## WHAT YOU NEED TO DO
Word for word, copy all the data and drop the pictures.

## DATA PROVIDED

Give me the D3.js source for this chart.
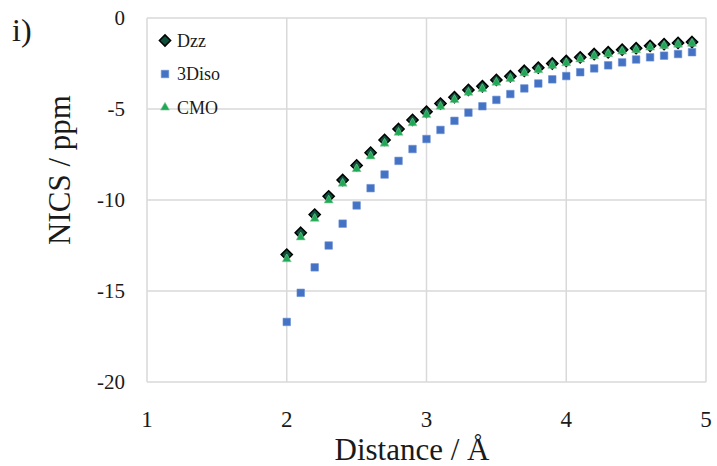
<!DOCTYPE html>
<html>
<head>
<meta charset="utf-8">
<script src="https://cdn.jsdelivr.net/npm/d3@7"></script>
<style>
  body { margin: 0; background: #fff; }
  text { font-family: "Liberation Serif", "DejaVu Serif", serif; fill: #1a1a1a; }
</style>
</head>
<body>
<div id="chart"></div>
<script>
var distance = [2.0, 2.1, 2.2, 2.3, 2.4, 2.5, 2.6, 2.7, 2.8, 2.9,
  3.0, 3.1, 3.2, 3.3, 3.4, 3.5, 3.6, 3.7, 3.8, 3.9,
  4.0, 4.1, 4.2, 4.3, 4.4, 4.5, 4.6, 4.7, 4.8, 4.9]

var dzz = [-13.0, -11.8, -10.8, -9.8, -8.9, -8.1, -7.4, -6.7, -6.1, -5.6,
  -5.15, -4.7, -4.35, -3.95, -3.75, -3.4, -3.2, -2.9, -2.73, -2.5,
  -2.36, -2.16, -1.98, -1.88, -1.74, -1.66, -1.53, -1.44, -1.37, -1.32]

var diso = [-16.7, -15.1, -13.7, -12.5, -11.3, -10.3, -9.35, -8.6, -7.85, -7.2,
  -6.65, -6.15, -5.65, -5.2, -4.85, -4.5, -4.18, -3.87, -3.6, -3.37,
  -3.19, -2.98, -2.77, -2.6, -2.44, -2.28, -2.16, -2.07, -1.98, -1.88]

var cmo = [-13.25, -12.05, -11.03, -10.02, -9.1, -8.3, -7.6, -6.9, -6.3, -5.78,
  -5.32, -4.87, -4.5, -4.1, -3.9, -3.55, -3.34, -3.03, -2.86, -2.62,
  -2.48, -2.27, -2.09, -1.98, -1.84, -1.76, -1.62, -1.53, -1.46, -1.41]

var xTicks = [1, 2, 3, 4, 5]
var yTicks = [0, -5, -10, -15, -20]

var series = [
  { name: "Dzz", values: dzz, shape: "diamond" },
  { name: "3Diso", values: diso, shape: "square" },
  { name: "CMO", values: cmo, shape: "triangle" }
]

var margin = { top: 18, right: 11, bottom: 84, left: 147 },
  width = 717 - margin.left - margin.right,
  height = 466 - margin.top - margin.bottom

var svg = d3.select("#chart").append("svg")
  .attr("width", 717)
  .attr("height", 466)

var g = svg.append("g")
  .attr("transform", "translate(" + margin.left + "," + margin.top + ")")

var x = d3.scaleLinear().domain([1, 5]).range([0, width])
var y = d3.scaleLinear().domain([-20, 0]).range([height, 0])

// gridlines
g.append("g").selectAll("line.h")
  .data(yTicks)
  .enter().append("line")
  .attr("x1", 0).attr("x2", width)
  .attr("y1", function (d) { return y(d) })
  .attr("y2", function (d) { return y(d) })
  .style("stroke", "#d9d9d9").style("stroke-width", 1.5)

g.append("g").selectAll("line.v")
  .data(xTicks)
  .enter().append("line")
  .attr("y1", 0).attr("y2", height)
  .attr("x1", function (d) { return x(d) })
  .attr("x2", function (d) { return x(d) })
  .style("stroke", "#d9d9d9").style("stroke-width", 1.5)

// tick labels
g.append("g").selectAll("text")
  .data(yTicks)
  .enter().append("text")
  .attr("x", -22)
  .attr("y", function (d) { return y(d) })
  .attr("dy", "0.35em")
  .attr("text-anchor", "end")
  .style("font-size", "21px")
  .text(function (d) { return d })

g.append("g").selectAll("text")
  .data(xTicks)
  .enter().append("text")
  .attr("x", function (d) { return x(d) })
  .attr("y", height + 45)
  .attr("text-anchor", "middle")
  .style("font-size", "23px")
  .text(function (d) { return d })

// axis titles
svg.append("text")
  .attr("x", 412)
  .attr("y", 460)
  .attr("text-anchor", "middle")
  .style("font-size", "31px")
  .text("Distance / Å")

svg.append("text")
  .attr("transform", "translate(70,170) rotate(-90)")
  .attr("text-anchor", "middle")
  .style("font-size", "31px")
  .text("NICS / ppm")

svg.append("text")
  .attr("x", 12)
  .attr("y", 41)
  .style("font-size", "32px")
  .text("i)")

function markerPath(shape) {
  if (shape == "diamond") return d3.symbol().type(d3.symbolDiamond2).size(80)()
  if (shape == "square") return d3.symbol().type(d3.symbolSquare2).size(72)()
  return d3.symbol().type(d3.symbolTriangle2).size(58)()
}

function styleMarker(sel, shape) {
  if (shape == "diamond") {
    sel.style("fill", "#0e4f3c").style("stroke", "#000").style("stroke-width", 1.5)
  } else if (shape == "square") {
    sel.style("fill", "#4472c4").style("stroke", "#6a8fd4").style("stroke-width", 0.6)
  } else {
    sel.style("fill", "#1fa855").style("stroke", "#8ccca0").style("stroke-width", 0.6)
  }
}

// points
series.forEach(function (s) {
  var pts = g.append("g").selectAll("path")
    .data(s.values)
    .enter().append("path")
    .attr("d", markerPath(s.shape))
    .attr("transform", function (d, i) {
      return "translate(" + x(distance[i]) + "," + y(d) + ")"
    })
  styleMarker(pts, s.shape)
})

// legend
var legend = svg.append("g").selectAll("g")
  .data(series)
  .enter().append("g")
  .attr("transform", function (d, i) {
    return "translate(165," + (40.5 + i * 33.5) + ")"
  })

legend.each(function (d) {
  var m = d3.select(this).append("path").attr("d", markerPath(d.shape))
  styleMarker(m, d.shape)
})

legend.append("text")
  .attr("x", 12)
  .attr("dy", "0.35em")
  .style("font-size", "18px")
  .text(function (d) { return d.name })
</script>
</body>
</html>
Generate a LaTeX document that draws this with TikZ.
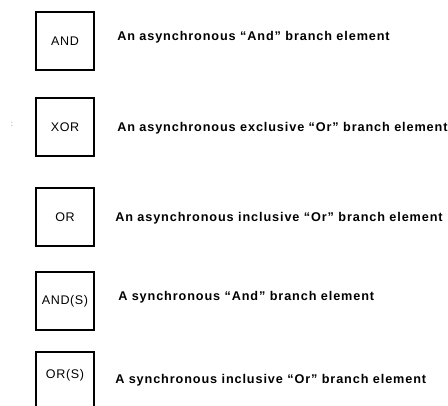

## ANSWER
Give me the D3.js source for this chart.
<!DOCTYPE html>
<html>
<head>
<meta charset="utf-8">
<script src="https://cdn.jsdelivr.net/npm/d3@7"></script>
<style>
  body { margin: 0; background: #fff; }
  text { font-family: "Liberation Serif", "DejaVu Serif", serif; fill: #1a1a1a; }
</style>
</head>
<body>
<div id="chart"></div>
<script>
var distance = [2.0, 2.1, 2.2, 2.3, 2.4, 2.5, 2.6, 2.7, 2.8, 2.9,
  3.0, 3.1, 3.2, 3.3, 3.4, 3.5, 3.6, 3.7, 3.8, 3.9,
  4.0, 4.1, 4.2, 4.3, 4.4, 4.5, 4.6, 4.7, 4.8, 4.9]

var dzz = [-13.0, -11.8, -10.8, -9.8, -8.9, -8.1, -7.4, -6.7, -6.1, -5.6,
  -5.15, -4.7, -4.35, -3.95, -3.75, -3.4, -3.2, -2.9, -2.73, -2.5,
  -2.36, -2.16, -1.98, -1.88, -1.74, -1.66, -1.53, -1.44, -1.37, -1.32]

var diso = [-16.7, -15.1, -13.7, -12.5, -11.3, -10.3, -9.35, -8.6, -7.85, -7.2,
  -6.65, -6.15, -5.65, -5.2, -4.85, -4.5, -4.18, -3.87, -3.6, -3.37,
  -3.19, -2.98, -2.77, -2.6, -2.44, -2.28, -2.16, -2.07, -1.98, -1.88]

var cmo = [-13.25, -12.05, -11.03, -10.02, -9.1, -8.3, -7.6, -6.9, -6.3, -5.78,
  -5.32, -4.87, -4.5, -4.1, -3.9, -3.55, -3.34, -3.03, -2.86, -2.62,
  -2.48, -2.27, -2.09, -1.98, -1.84, -1.76, -1.62, -1.53, -1.46, -1.41]

var xTicks = [1, 2, 3, 4, 5]
var yTicks = [0, -5, -10, -15, -20]

var series = [
  { name: "Dzz", values: dzz, shape: "diamond" },
  { name: "3Diso", values: diso, shape: "square" },
  { name: "CMO", values: cmo, shape: "triangle" }
]

var margin = { top: 18, right: 11, bottom: 84, left: 147 },
  width = 717 - margin.left - margin.right,
  height = 466 - margin.top - margin.bottom

var svg = d3.select("#chart").append("svg")
  .attr("width", 717)
  .attr("height", 466)

var g = svg.append("g")
  .attr("transform", "translate(" + margin.left + "," + margin.top + ")")

var x = d3.scaleLinear().domain([1, 5]).range([0, width])
var y = d3.scaleLinear().domain([-20, 0]).range([height, 0])

// gridlines
g.append("g").selectAll("line.h")
  .data(yTicks)
  .enter().append("line")
  .attr("x1", 0).attr("x2", width)
  .attr("y1", function (d) { return y(d) })
  .attr("y2", function (d) { return y(d) })
  .style("stroke", "#d9d9d9").style("stroke-width", 1.5)

g.append("g").selectAll("line.v")
  .data(xTicks)
  .enter().append("line")
  .attr("y1", 0).attr("y2", height)
  .attr("x1", function (d) { return x(d) })
  .attr("x2", function (d) { return x(d) })
  .style("stroke", "#d9d9d9").style("stroke-width", 1.5)

// tick labels
g.append("g").selectAll("text")
  .data(yTicks)
  .enter().append("text")
  .attr("x", -22)
  .attr("y", function (d) { return y(d) })
  .attr("dy", "0.35em")
  .attr("text-anchor", "end")
  .style("font-size", "21px")
  .text(function (d) { return d })

g.append("g").selectAll("text")
  .data(xTicks)
  .enter().append("text")
  .attr("x", function (d) { return x(d) })
  .attr("y", height + 45)
  .attr("text-anchor", "middle")
  .style("font-size", "23px")
  .text(function (d) { return d })

// axis titles
svg.append("text")
  .attr("x", 412)
  .attr("y", 460)
  .attr("text-anchor", "middle")
  .style("font-size", "31px")
  .text("Distance / Å")

svg.append("text")
  .attr("transform", "translate(70,170) rotate(-90)")
  .attr("text-anchor", "middle")
  .style("font-size", "31px")
  .text("NICS / ppm")

svg.append("text")
  .attr("x", 12)
  .attr("y", 41)
  .style("font-size", "32px")
  .text("i)")

function markerPath(shape) {
  if (shape == "diamond") return d3.symbol().type(d3.symbolDiamond2).size(80)()
  if (shape == "square") return d3.symbol().type(d3.symbolSquare2).size(72)()
  return d3.symbol().type(d3.symbolTriangle2).size(58)()
}

function styleMarker(sel, shape) {
  if (shape == "diamond") {
    sel.style("fill", "#0e4f3c").style("stroke", "#000").style("stroke-width", 1.5)
  } else if (shape == "square") {
    sel.style("fill", "#4472c4").style("stroke", "#6a8fd4").style("stroke-width", 0.6)
  } else {
    sel.style("fill", "#1fa855").style("stroke", "#8ccca0").style("stroke-width", 0.6)
  }
}

// points
series.forEach(function (s) {
  var pts = g.append("g").selectAll("path")
    .data(s.values)
    .enter().append("path")
    .attr("d", markerPath(s.shape))
    .attr("transform", function (d, i) {
      return "translate(" + x(distance[i]) + "," + y(d) + ")"
    })
  styleMarker(pts, s.shape)
})

// legend
var legend = svg.append("g").selectAll("g")
  .data(series)
  .enter().append("g")
  .attr("transform", function (d, i) {
    return "translate(165," + (40.5 + i * 33.5) + ")"
  })

legend.each(function (d) {
  var m = d3.select(this).append("path").attr("d", markerPath(d.shape))
  styleMarker(m, d.shape)
})

legend.append("text")
  .attr("x", 12)
  .attr("dy", "0.35em")
  .style("font-size", "18px")
  .text(function (d) { return d.name })
</script>
</body>
</html>
Generate a LaTeX document that draws this with TikZ.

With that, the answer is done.